You have other debts – and dependents
So you’ve got your mortgage covered, but what about other debts such as personal loans and credit card balances? Make sure you take out enough insurance to cover these too, because these debts may have to be paid out of your estate. You don’t want to leave your debts behind for your family to deal with.

You get married or enter into a civil partnership
Not only are you sharing each other lives, but you’re probably sharing your finances now too. You and your partner are bound to rely on some of each other’s salary to pay your living expenses. That means you'll each need enough life insurance to cover the cost of your contributions to the home.

You start a family
Bringing up a child can cost a small fortune and it can be a pretty big drain on both parents’ income.

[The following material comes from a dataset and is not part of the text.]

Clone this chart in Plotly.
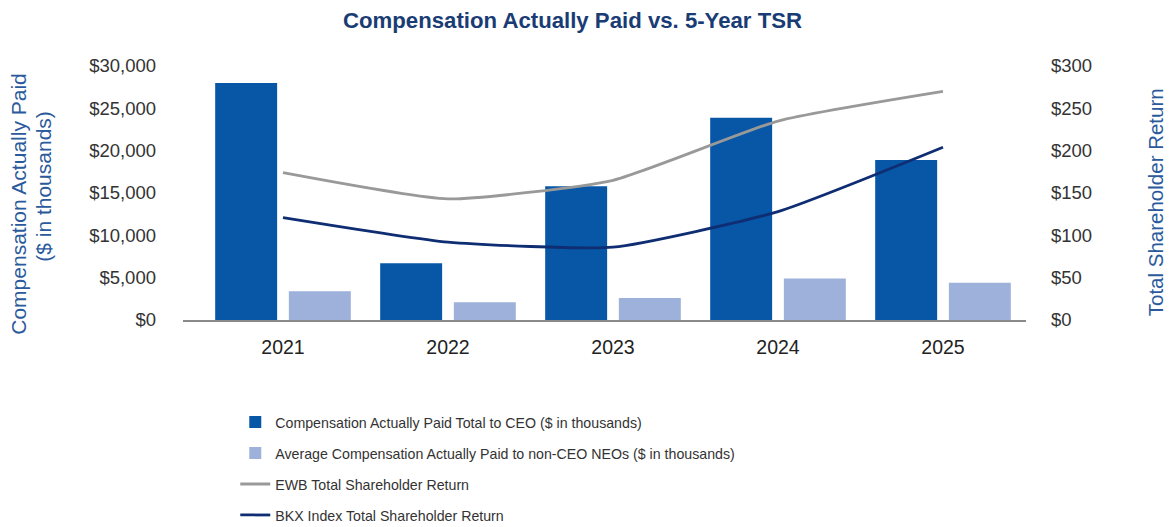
import plotly.graph_objects as go

years = ["2021", "2022", "2023", "2024", "2025"]
ceo_cap = [28000, 6700, 15800, 23900, 18900]
neo_cap = [3400, 2100, 2600, 4900, 4400]
ewb_tsr = [174, 143, 165, 235, 270]
bkx_tsr = [121, 92, 86, 128, 204]

left_ticks = [0, 5000, 10000, 15000, 20000, 25000, 30000]
left_labels = ["$0", "$5,000", "$10,000", "$15,000", "$20,000", "$25,000", "$30,000"]
right_ticks = [0, 50, 100, 150, 200, 250, 300]
right_labels = ["$0", "$50", "$100", "$150", "$200", "$250", "$300"]

FONT = "Liberation Sans, Arial, sans-serif"
AXIS_TITLE_COLOR = "#2b5a9c"

fig = go.Figure()
fig.add_trace(go.Bar(
    x=years, y=ceo_cap, name="Compensation Actually Paid Total to CEO ($ in thousands)",
    marker=dict(color="#0757a6", line=dict(width=0)), legendgroup="a",
))
fig.add_trace(go.Bar(
    x=years, y=neo_cap, name="Average Compensation Actually Paid to non-CEO NEOs ($ in thousands)",
    marker=dict(color="#9eb1da", line=dict(width=0)), legendgroup="b",
))
fig.add_trace(go.Scatter(
    x=years, y=ewb_tsr, name="EWB Total Shareholder Return", yaxis="y2", mode="lines",
    line=dict(color="#999999", width=2.8, shape="spline", smoothing=0.5), legendgroup="c",
))
fig.add_trace(go.Scatter(
    x=years, y=bkx_tsr, name="BKX Index Total Shareholder Return", yaxis="y2", mode="lines",
    line=dict(color="#0f2d72", width=2.8, shape="spline", smoothing=0.5), legendgroup="d",
))

fig.update_layout(
    width=1170, height=527,
    margin=dict(l=183, r=144, t=66, b=206.5, autoexpand=False),
    paper_bgcolor="white", plot_bgcolor="white",
    font=dict(family=FONT, size=17, color="#333333"),
    barmode="group", bargap=0.107, bargroupgap=0.159,
    title=dict(
        text="<b>Compensation Actually Paid vs. 5-Year TSR</b>",
        x=572.5 / 1170, xanchor="center", y=0.962, yanchor="middle",
        font=dict(family=FONT, size=22.2, color="#1a3c74"),
    ),
    xaxis=dict(
        type="category", range=[-0.606, 4.503],
        showline=True, linecolor="#8a8a8a", linewidth=1.5,
        showgrid=False, ticks="", ticklabelstandoff=9,
        tickfont=dict(size=19.5, color="#222222"),
    ),
    yaxis=dict(
        range=[0, 30000], tickvals=left_ticks, ticktext=left_labels,
        showgrid=False, zeroline=False, showline=False, ticks="",
        ticklabelstandoff=26, tickfont=dict(size=18.5, color="#333333"),
    ),
    yaxis2=dict(
        range=[0, 300], tickvals=right_ticks, ticktext=right_labels,
        overlaying="y", side="right",
        showgrid=False, zeroline=False, showline=False, ticks="",
        ticklabelstandoff=24, tickfont=dict(size=18.5, color="#333333"),
    ),
    legend=dict(
        x=0.062, xanchor="left", y=-0.34, yanchor="top",
        orientation="v", tracegroupgap=9.5, traceorder="grouped",
        font=dict(family=FONT, size=14.2, color="#333333"),
        bgcolor="rgba(0,0,0,0)",
    ),
    annotations=[
        dict(
            text="Compensation Actually Paid",
            xref="paper", yref="paper", x=(19 - 183) / 843, y=(320.5 - 204) / 254.5,
            textangle=-90, showarrow=False, xanchor="center", yanchor="middle",
            font=dict(family=FONT, size=21, color=AXIS_TITLE_COLOR),
        ),
        dict(
            text="($ in thousands)",
            xref="paper", yref="paper", x=(44 - 183) / 843, y=(320.5 - 187) / 254.5,
            textangle=-90, showarrow=False, xanchor="center", yanchor="middle",
            font=dict(family=FONT, size=21, color=AXIS_TITLE_COLOR),
        ),
        dict(
            text="Total Shareholder Return",
            xref="paper", yref="paper", x=(1155 - 183) / 843, y=(320.5 - 202.5) / 254.5,
            textangle=-90, showarrow=False, xanchor="center", yanchor="middle",
            font=dict(family=FONT, size=20.5, color=AXIS_TITLE_COLOR),
        ),
    ],
)

fig.write_html("out.html")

If one income is lost, you’ll need enough protection in place so the surviving partner can continue to support the family financially.

You become a stay-at-home parent
You might think there’s no need to buy life insurance for a parent who has given up work to bring up a child. But you would be wrong. When you set up a policy, think about covering the costs of childcare and running the home in the absence of the stay-at-home parent. These expenses can run far higher than you might expect, so having extra protection to cover them can be really valuable.

You have more children
Quite simply remember to keep stepping up the amount of protection you have as your family grows.

You move to a bigger house
Bigger homes normally mean bigger mortgages, so make a point of increasing your life cover when you move to a larger property.

Your salary increases
You’ve just had a big pay rise. Congratulations! This could be your ticket to a larger home in a more affluent area or private education for your children. In other words, if you’re starting to enjoy a more affluent lifestyle, think about upgrading your life insurance policy to help your family support it if you’re no longer around.

You change your job
If you’re lucky your employer may offer death in service benefits. This could provide a valuable cash lump sum of say, three or four times your salary. Although that sounds pretty generous, death in service may not be enough to cover all your protection needs on its own.

Don’t forget death in service benefits can’t be adapted to suit your changing circumstances.

And most importantly, you’ll lose the cover when you leave your job, unless it’s available in your new position.

You reach retirement
Once you stop working the time has come to start thinking about your inheritance tax (IHT) liability. If the value of your estate is likely to exceed £312,000 (based on current rates) your family will face an IHT bill. But you can buy a life insurance policy specifically to cover these costs. IHT planning can be very complex so make sure you seek some expert help from an adviser who specialises in this area.

You rely on someone else to support you
If someone else supports you financially or provides care for you, think about taking out a life policy to insure their life. Suppose one of your children looks after you when you become older. If the worst was to happen to them, where would this leave you?

You can, in theory, insure anyone else** – as long as there is an ‘insurable interest'. In other words, you must have a genuine reason for insuring their life, and there’s evidence their death would have a negative impact on you financially.

But don’t be over-insured
Although life changes can bring greater protection needs, they won’t necessarily all apply to you. Let’s say there’s no-one in your life who depends on you financially. In that case you probably won’t need life cover at all.

Use the table in this article to help you work out how much life cover you should have overall.

Remember you can easily cancel policies you don’t need later on. For example, once you’re completely debt-free and your children have flown the nest, your protection needs should reduce. So don’t pay for something you don’t really need.